Pour faciliter l’atteinte de ses objectifs climatiques à 2030, Tokyo intègre à son inventaire d’émission de Ges les puits de carbone marins : une première mondiale.
C’est une première mondiale passée totalement inaperçue à la COP 28. Samedi 9 décembre, le ministre de l’environnement du Japon a annoncé un changement de pratique dans sa méthode d’inventaire des émissions de gaz à effet de serre (Ges). Jusqu’à présent, Tokyo adoptait, comme tout le monde, les pratiques promulguées par le Giec.
Edictées en 2006, avant d’être révisées, en 2019, elles prévoient d’évaluer les émissions sectorielles, les rejets des principaux Ges (CO2, méthane, N2O, HFC, PF6, etc.). On soustrait ensuite de ces émissions, les flux de Ges captés et stockés par certains écosystèmes : les puits de carbone.
Dans sa dernière mouture, publiée en avril dernier, le gouvernement nippon évalue à 1,1 milliard de tonnes équivalent CO2 (Mdtéq.CO2) les émissions de Ges pour 2021. Des rejets en baisse régulière. Entre 2013 et 2021, l’empire du soleil levant a vu sa contribution au renforcement de l’effet de serre diminuer de 17 %[1]. En 2021, les puits de carbone (forêts, prairies) ont absorbé 52 Mt de CO2 : un chiffre en baisse de 19 % depuis 1990.
Comme nombre de pays industrialisés, le Japon a prévu de sensiblement réduire ses émissions de Ges dans les prochaines années. Son objectif est de baisser de 46 % ses émissions de Ges entre 2013 et 2030. Ambitieux, ce but ne sera, peut-être, pas atteint par les seules opérations d’atténuation. D’où l’intérêt d’augmenter la part prise par les puits de carbone.

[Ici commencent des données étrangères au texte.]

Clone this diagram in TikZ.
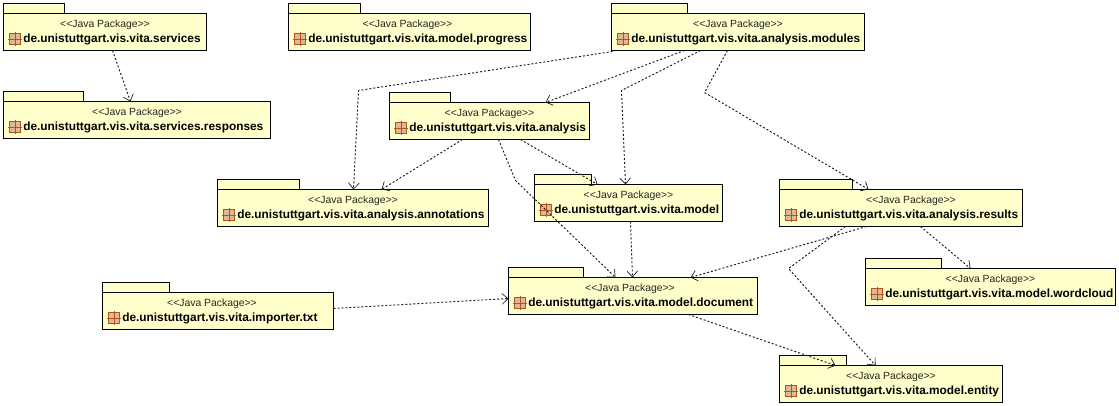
\documentclass[tikz,border=0pt]{standalone}
\usepackage{fontspec}
\setmainfont{Liberation Sans}
\usetikzlibrary{arrows.meta,calc}
\definecolor{pkgfill}{RGB}{255,255,204}
\definecolor{iconfill}{RGB}{222,184,150}
\definecolor{iconline}{RGB}{176,84,32}
\tikzset{
  x=0.75pt,y=-0.75pt,
  pkgbody/.style={draw=black,fill=pkgfill,line width=0.75pt,anchor=north west,inner sep=0pt,outer sep=0pt,minimum height=27.75pt},
  pkgtab/.style={draw=black,fill=pkgfill,line width=0.75pt},
  stereo/.style={inner sep=0pt,font=\fontsize{7.8pt}{9pt}\selectfont,text=black!85},
  pkgname/.style={inner sep=0pt,anchor=west,font=\fontsize{8.9pt}{10pt}\selectfont\bfseries},
  dep/.style={draw=black!90,line width=0.7pt,dash pattern=on 1.5pt off 1.5pt,-{Straight Barb[length=4.5pt,width=8pt,line width=0.5pt]}}
}
\newcommand{\pkgbox}[7][0]{%
  \draw[pkgtab] (#3,#4) rectangle ++(#6,-10);
  \node[pkgbody,minimum width=#5*0.75pt] (#2) at (#3,#4) {};
  \node[stereo] (#2s) at ($(#2.north)+(#1,11.5)$) {<{}<Java Package>{}>};
  \draw[line width=0.5pt,draw=iconline,fill=iconfill] ($(#2.north west)+(6,20)$) rectangle ++(11,11);
  \draw[line width=0.4pt,draw=iconline] ($(#2.north west)+(11.5,18.5)$) -- ++(0,14) ($(#2.north west)+(4.5,25.5)$) -- ++(14,0);
  \node[pkgname] (#2n) at ($(#2.north west)+(19.5,26)$) {#7};
}
\begin{document}
\begin{tikzpicture}
\useasboundingbox[fill=white] (0,0) rectangle (1119,406);
\begin{scope}[shift={(0.5,0.5)}]
\pkgbox{services}{3}{13}{203}{61}{de.unistuttgart.vis.vita.services}
\pkgbox{responses}{3}{101}{267}{80}{de.unistuttgart.vis.vita.services.responses}
\pkgbox[-2]{progress}{288}{13}{242}{72}{de.unistuttgart.vis.vita.model.progress}
\pkgbox{modules}{611}{13}{253}{76}{de.unistuttgart.vis.vita.analysis.modules}
\pkgbox{analysis}{389}{102}{200}{61}{de.unistuttgart.vis.vita.analysis}
\pkgbox{annotations}{217}{189}{271}{82}{de.unistuttgart.vis.vita.analysis.annotations}
\pkgbox{model}{534}{184}{188}{57}{de.unistuttgart.vis.vita.model}
\pkgbox[10]{results}{779}{189}{243}{73}{de.unistuttgart.vis.vita.analysis.results}
\pkgbox[-3]{document}{508}{277}{249}{75}{de.unistuttgart.vis.vita.model.document}
\pkgbox[-6]{importer}{102}{292}{231}{67}{de.unistuttgart.vis.vita.importer.txt}
\pkgbox{wordcloud}{865}{268}{250}{76}{de.unistuttgart.vis.vita.model.wordcloud}
\pkgbox{entity}{779}{365}{223}{67}{de.unistuttgart.vis.vita.model.entity}
\coordinate (b1) at (358,90);
\coordinate (b2) at (621,90);
\coordinate (b3) at (704,92);
\coordinate (b4) at (515,180);
\coordinate (b5) at (788,268);
\draw[dep] ($(services.south west)+(109,0)$) -- ($(responses.north west)+(127,0)$);
\draw[dep] ($(modules.south west)+(1,1)$) -- (b1) -- ($(annotations.north west)+(136,0)$);
\draw[dep] ($(modules.south west)+(73,0)$) -- ($(analysis.north west)+(156,0)$);
\draw[dep] ($(modules.south west)+(89,0)$) -- (b2) -- ($(model.north west)+(91,0)$);
\draw[dep] ($(modules.south west)+(116,0)$) -- (b3) -- ($(results.north west)+(89,0)$);
\draw[dep] ($(analysis.south west)+(73,0)$) -- ($(annotations.north west)+(164,0)$);
\draw[dep] ($(analysis.south west)+(131,0)$) -- ($(model.north west)+(63,0)$);
\draw[dep] ($(analysis.south west)+(109,0)$) -- (b4) -- ($(document.north west)+(107,0)$);
\draw[dep] ($(model.south west)+(96,0)$) -- ($(document.north west)+(124,0)$);
\draw[dep] ($(results.south west)+(87,0)$) -- ($(document.north west)+(182,0)$);
\draw[dep] ($(results.south west)+(141,0)$) -- ($(wordcloud.north west)+(105,0)$);
\draw[dep] ($(results.south west)+(66,0)$) -- (b5) -- ($(entity.north west)+(96,0)$);
\draw[dep] ($(document.south west)+(180,0)$) -- ($(entity.north west)+(56,0)$);
\draw[dep] ($(importer.north east)+(0,16)$) -- ($(document.north west)+(0,21)$);
\end{scope}
\end{tikzpicture}
\end{document}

Pas question de modifier la méthode de calcul des flux de Ges stockés par les plantes. Il suffit d’ajouter de nouveaux puits à l’inventaire. Ils seront marins et sous-marins. Au cours de son déplacement à Dubaï, le ministre Shintaro Ito a confirmé que le prochain inventaire d’émission japonais (qui sera publié en 2024) prendra en compte le carbone stocké par les herbiers sous-marins et les mangroves. « Il s’agit effectivement d’une première mondiale. Le Japon va intégrer à son inventaire le carbone des écosystèmes côtiers (mangroves, herbiers) », confirme Etienne Mathias.
Tokyo n’a pas créé de méthode de comptabilité spécifique. Le Giec a publié une méthodologie d’évaluation des flux de carbone des écosystèmes marins en 2013. « Dans les tables de rapportages pour la Convention climat ce n’était pas clairement indiqué auparavant mais désormais nous avons bien une ligne nommée “4.D.1.c.i. Coastal wetlands“ dans laquelle on peut rapporter des flux de Blue Carbon », précise le chef du département AFOLU au Citepa.
Cela concerne-t-il des flux importants ? Peu probable. Mais les avis des scientifiques restent partagés. Dans son 6e rapport d’évaluation, le Giec évalue entre 500 et 2 100 millions de tonnes de CO2/an les flux mondiaux captés par les écosystèmes marins. L’océanologue français Jean-Pierre Gattuso (CNRS) les estime à moins de 900 Mt/an. Pour le Japon, ce sera encore beaucoup moins.
[1] Mais de 8,2 % par rapport à 1990, année de référence.